» Stated goal: Using the records that follow, reproduce exactly the lines starting at the line containing "Output the component" and ending at the line containing "import * as". Include both end lines and no pictures.

» Source records:
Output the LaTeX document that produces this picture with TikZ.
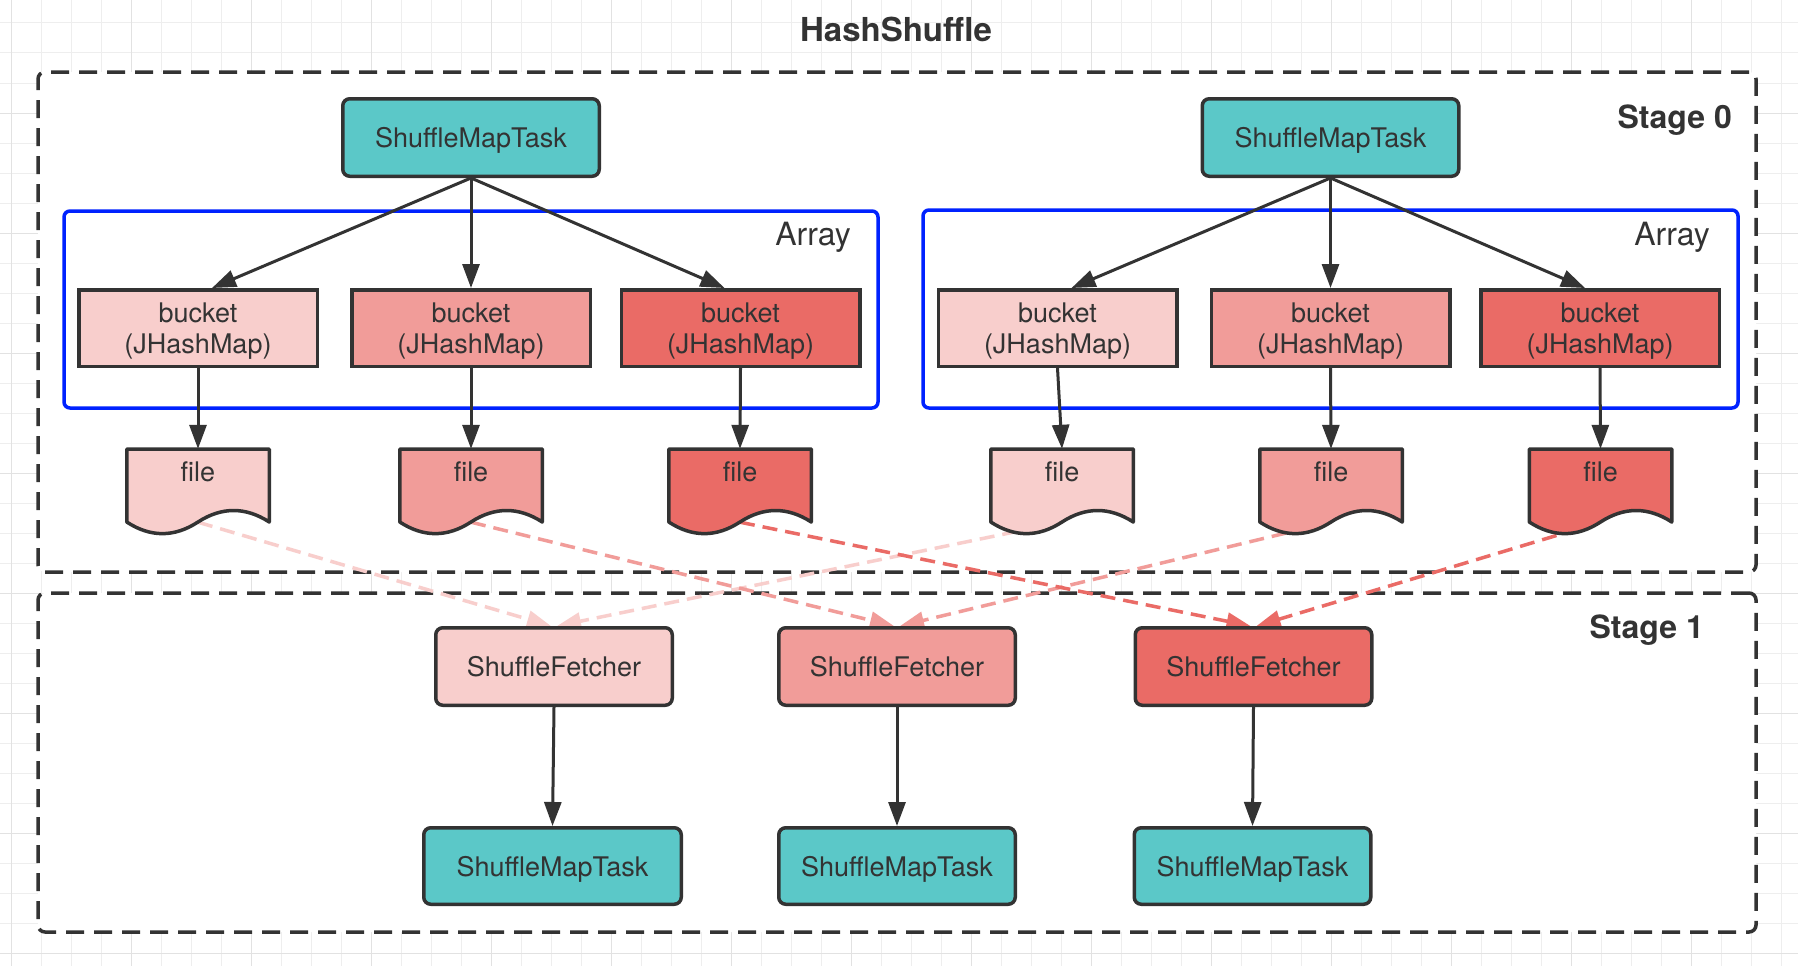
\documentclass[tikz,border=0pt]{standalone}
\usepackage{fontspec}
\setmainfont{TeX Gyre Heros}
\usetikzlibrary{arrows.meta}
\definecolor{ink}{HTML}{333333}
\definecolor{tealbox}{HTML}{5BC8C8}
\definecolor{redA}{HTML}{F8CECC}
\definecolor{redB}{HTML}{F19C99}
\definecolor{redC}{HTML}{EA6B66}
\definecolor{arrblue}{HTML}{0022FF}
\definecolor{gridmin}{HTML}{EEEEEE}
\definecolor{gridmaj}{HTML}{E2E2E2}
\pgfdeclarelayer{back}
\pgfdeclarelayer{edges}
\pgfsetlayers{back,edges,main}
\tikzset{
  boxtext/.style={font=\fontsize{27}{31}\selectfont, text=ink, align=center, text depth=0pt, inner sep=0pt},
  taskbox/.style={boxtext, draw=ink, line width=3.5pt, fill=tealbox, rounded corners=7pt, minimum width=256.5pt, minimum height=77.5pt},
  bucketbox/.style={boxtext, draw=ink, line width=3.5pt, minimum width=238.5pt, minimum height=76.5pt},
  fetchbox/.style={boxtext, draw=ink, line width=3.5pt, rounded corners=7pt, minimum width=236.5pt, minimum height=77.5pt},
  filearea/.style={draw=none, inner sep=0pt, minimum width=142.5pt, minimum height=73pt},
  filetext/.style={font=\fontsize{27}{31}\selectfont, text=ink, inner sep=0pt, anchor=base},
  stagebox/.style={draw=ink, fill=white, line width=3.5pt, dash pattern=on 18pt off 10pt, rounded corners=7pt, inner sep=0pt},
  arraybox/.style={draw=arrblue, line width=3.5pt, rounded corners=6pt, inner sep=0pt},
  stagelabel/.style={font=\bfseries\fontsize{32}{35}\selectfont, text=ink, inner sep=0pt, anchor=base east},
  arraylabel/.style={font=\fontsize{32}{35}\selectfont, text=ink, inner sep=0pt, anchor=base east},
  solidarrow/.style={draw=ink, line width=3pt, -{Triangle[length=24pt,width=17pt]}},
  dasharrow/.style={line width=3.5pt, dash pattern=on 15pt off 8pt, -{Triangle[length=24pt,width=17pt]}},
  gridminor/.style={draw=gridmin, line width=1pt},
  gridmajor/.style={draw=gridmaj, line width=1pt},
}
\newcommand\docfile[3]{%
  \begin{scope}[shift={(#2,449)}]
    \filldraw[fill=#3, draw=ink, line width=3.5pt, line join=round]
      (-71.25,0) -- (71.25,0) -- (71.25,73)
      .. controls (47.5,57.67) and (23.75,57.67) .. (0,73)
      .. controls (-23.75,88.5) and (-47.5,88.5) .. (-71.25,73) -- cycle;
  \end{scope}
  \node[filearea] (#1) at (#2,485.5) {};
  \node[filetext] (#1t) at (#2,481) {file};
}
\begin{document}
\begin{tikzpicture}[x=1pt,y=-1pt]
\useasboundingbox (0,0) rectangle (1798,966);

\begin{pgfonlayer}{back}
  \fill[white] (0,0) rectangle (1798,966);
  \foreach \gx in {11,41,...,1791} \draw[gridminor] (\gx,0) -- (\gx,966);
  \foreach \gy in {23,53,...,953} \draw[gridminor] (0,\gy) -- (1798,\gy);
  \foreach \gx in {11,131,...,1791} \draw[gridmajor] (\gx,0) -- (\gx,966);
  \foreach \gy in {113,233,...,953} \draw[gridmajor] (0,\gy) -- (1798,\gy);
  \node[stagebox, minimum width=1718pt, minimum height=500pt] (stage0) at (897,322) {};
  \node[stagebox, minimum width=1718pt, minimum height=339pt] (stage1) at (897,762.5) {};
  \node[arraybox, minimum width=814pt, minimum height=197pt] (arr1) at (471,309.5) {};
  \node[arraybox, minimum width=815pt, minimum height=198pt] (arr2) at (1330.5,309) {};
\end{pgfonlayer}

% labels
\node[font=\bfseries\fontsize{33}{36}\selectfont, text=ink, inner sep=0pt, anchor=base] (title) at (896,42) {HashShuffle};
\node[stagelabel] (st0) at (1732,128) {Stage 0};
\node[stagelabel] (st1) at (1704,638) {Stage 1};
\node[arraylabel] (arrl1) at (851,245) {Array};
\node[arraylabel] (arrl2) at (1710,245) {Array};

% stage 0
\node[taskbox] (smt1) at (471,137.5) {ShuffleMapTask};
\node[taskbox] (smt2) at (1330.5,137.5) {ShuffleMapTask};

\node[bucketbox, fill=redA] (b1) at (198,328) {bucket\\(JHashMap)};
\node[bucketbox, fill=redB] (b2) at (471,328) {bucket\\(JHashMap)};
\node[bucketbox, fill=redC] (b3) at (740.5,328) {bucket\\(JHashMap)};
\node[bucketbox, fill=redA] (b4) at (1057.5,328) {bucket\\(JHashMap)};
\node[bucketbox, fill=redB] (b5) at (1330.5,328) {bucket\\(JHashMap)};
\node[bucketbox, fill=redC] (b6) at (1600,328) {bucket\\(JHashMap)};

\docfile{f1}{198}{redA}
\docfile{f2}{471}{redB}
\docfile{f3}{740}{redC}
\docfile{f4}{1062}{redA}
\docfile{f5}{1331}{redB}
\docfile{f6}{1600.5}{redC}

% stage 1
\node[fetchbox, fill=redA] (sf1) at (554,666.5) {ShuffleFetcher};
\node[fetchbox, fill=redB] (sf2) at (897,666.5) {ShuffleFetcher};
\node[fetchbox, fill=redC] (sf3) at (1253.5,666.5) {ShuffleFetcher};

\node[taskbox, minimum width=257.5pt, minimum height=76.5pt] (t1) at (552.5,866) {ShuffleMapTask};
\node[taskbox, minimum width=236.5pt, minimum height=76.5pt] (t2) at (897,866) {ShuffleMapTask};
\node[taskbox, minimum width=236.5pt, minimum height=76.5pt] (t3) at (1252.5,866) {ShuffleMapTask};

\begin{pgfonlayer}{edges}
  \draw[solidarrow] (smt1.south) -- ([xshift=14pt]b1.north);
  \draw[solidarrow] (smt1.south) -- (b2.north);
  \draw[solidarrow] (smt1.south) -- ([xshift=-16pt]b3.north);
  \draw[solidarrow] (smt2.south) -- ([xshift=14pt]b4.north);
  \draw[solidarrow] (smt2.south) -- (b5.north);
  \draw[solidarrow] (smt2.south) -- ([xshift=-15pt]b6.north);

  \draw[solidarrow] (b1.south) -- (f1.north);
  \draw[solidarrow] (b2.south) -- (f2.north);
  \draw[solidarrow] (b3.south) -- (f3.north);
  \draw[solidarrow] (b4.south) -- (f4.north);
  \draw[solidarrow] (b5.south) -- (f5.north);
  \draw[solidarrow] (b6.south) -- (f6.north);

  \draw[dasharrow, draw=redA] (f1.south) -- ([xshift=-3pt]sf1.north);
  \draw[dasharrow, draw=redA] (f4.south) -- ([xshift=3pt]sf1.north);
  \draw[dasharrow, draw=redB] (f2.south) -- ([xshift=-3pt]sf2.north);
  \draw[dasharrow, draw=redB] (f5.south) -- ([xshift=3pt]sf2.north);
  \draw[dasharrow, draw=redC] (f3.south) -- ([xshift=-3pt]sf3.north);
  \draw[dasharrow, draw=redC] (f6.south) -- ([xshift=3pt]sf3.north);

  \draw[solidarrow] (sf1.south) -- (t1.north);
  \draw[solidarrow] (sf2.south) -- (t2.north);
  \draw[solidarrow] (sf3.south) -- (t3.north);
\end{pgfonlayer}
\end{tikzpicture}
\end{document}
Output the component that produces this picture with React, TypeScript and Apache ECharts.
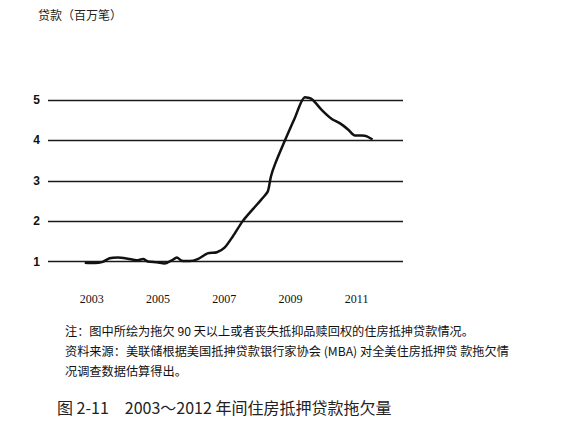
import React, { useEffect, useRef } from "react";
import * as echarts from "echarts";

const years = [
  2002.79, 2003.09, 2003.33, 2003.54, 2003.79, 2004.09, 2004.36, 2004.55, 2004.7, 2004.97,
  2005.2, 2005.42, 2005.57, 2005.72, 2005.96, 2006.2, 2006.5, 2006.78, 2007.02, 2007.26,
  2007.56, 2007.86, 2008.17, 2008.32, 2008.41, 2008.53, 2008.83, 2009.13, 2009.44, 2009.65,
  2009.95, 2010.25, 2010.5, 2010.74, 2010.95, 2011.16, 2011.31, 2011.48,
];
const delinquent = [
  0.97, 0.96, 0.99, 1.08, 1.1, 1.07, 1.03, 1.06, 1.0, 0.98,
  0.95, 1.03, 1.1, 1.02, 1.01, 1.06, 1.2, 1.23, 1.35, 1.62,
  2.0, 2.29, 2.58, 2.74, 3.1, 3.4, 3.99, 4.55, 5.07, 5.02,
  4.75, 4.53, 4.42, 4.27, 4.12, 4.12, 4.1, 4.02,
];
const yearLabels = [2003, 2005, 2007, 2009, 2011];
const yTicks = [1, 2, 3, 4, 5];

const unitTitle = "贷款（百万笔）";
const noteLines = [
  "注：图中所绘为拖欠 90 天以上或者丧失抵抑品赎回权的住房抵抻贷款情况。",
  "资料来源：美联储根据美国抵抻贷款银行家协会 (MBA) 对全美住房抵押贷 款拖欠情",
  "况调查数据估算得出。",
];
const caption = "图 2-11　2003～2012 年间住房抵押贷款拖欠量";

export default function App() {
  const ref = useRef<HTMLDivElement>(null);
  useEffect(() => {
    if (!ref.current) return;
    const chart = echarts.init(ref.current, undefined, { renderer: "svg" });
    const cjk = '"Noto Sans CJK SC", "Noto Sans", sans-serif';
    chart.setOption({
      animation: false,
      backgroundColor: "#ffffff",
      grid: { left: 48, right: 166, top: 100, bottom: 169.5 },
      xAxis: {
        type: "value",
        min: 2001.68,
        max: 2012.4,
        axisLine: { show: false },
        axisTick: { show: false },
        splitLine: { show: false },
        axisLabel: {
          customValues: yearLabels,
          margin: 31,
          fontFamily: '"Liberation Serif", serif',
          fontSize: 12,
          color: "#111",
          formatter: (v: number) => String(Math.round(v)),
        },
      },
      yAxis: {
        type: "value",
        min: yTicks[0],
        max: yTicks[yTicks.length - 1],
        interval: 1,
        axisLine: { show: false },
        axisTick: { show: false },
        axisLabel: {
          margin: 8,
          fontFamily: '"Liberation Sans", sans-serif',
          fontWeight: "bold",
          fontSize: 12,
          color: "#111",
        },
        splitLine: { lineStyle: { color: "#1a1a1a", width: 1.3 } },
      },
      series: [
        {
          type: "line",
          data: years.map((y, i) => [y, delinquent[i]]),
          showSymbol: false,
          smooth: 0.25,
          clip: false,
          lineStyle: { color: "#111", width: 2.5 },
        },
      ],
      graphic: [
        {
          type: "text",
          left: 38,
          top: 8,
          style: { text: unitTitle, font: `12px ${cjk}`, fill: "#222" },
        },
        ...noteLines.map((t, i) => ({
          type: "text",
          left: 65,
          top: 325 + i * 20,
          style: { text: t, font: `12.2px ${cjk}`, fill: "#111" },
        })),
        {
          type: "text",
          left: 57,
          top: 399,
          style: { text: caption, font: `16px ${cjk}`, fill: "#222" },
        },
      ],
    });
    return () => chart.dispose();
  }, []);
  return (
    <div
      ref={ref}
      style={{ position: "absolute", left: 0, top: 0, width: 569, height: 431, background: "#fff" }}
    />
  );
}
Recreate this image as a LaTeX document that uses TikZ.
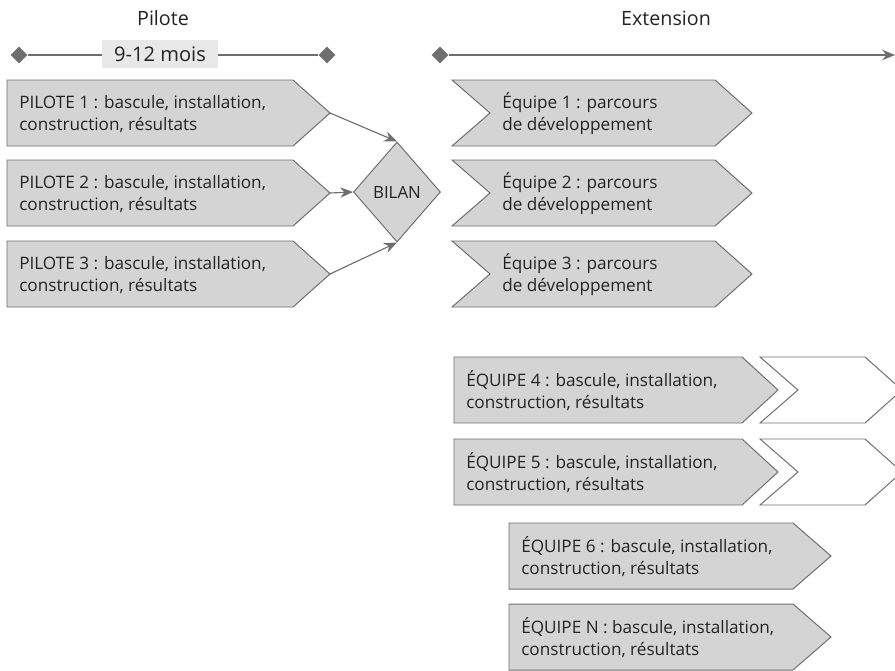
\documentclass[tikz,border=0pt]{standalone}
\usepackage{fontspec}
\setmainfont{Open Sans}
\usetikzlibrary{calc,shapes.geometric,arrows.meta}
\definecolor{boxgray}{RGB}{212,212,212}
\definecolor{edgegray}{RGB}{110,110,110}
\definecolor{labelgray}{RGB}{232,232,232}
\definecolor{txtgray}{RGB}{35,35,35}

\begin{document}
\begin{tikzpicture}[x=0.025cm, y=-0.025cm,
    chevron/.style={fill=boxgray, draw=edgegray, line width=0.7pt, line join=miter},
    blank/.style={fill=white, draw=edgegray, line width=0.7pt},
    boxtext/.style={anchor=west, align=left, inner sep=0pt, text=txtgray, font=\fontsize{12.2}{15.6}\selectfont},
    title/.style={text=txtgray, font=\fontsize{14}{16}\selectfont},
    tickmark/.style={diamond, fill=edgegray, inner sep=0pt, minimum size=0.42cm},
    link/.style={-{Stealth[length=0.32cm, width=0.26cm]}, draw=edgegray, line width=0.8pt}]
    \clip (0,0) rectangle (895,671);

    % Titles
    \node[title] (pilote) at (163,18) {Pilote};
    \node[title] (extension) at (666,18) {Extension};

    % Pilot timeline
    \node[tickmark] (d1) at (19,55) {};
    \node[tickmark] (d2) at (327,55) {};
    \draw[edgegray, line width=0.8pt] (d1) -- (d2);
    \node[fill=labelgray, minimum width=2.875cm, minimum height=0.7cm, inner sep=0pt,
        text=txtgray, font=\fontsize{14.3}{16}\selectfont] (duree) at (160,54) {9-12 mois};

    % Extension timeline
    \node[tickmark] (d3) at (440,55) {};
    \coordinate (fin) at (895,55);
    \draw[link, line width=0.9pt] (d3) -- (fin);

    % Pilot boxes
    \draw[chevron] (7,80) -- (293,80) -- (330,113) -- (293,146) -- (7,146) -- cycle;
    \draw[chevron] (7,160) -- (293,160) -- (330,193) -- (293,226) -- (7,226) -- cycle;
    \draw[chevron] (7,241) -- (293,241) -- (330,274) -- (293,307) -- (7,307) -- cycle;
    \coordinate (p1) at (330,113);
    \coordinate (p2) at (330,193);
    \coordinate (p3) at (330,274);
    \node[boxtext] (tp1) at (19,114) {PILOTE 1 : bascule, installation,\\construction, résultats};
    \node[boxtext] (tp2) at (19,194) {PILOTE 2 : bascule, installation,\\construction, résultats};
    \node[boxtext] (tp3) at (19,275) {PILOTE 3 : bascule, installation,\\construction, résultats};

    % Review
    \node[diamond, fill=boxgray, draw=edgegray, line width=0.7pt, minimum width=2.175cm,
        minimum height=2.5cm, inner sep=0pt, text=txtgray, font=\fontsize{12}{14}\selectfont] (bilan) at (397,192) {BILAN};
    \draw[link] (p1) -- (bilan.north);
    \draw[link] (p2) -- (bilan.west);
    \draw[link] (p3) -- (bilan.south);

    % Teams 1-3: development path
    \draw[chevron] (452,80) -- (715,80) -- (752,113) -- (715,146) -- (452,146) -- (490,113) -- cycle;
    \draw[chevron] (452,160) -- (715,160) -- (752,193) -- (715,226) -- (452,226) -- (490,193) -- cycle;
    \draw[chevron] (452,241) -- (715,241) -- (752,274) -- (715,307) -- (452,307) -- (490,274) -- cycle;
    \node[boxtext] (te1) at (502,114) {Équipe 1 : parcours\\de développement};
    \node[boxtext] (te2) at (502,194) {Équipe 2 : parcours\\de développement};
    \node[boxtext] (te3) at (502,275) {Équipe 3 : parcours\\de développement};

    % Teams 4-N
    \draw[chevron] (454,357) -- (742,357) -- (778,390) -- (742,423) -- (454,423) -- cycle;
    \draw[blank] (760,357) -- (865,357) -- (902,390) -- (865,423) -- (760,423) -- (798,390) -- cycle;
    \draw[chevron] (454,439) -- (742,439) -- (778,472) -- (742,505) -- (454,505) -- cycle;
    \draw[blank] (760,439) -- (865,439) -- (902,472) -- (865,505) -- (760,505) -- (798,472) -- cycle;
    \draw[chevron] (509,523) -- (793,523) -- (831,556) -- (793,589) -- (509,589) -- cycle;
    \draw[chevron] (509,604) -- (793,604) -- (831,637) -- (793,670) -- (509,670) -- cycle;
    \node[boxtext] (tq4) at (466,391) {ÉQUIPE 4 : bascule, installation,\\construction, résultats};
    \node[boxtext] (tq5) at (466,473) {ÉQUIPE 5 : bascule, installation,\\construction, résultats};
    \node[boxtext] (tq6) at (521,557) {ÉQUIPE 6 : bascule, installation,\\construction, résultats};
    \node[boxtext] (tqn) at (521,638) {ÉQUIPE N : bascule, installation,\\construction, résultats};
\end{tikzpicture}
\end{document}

» Answer to the exercise:
Output the component that produces this picture with React, TypeScript and Apache ECharts.
import React, { useEffect, useRef } from "react";
import * as echarts from "echarts";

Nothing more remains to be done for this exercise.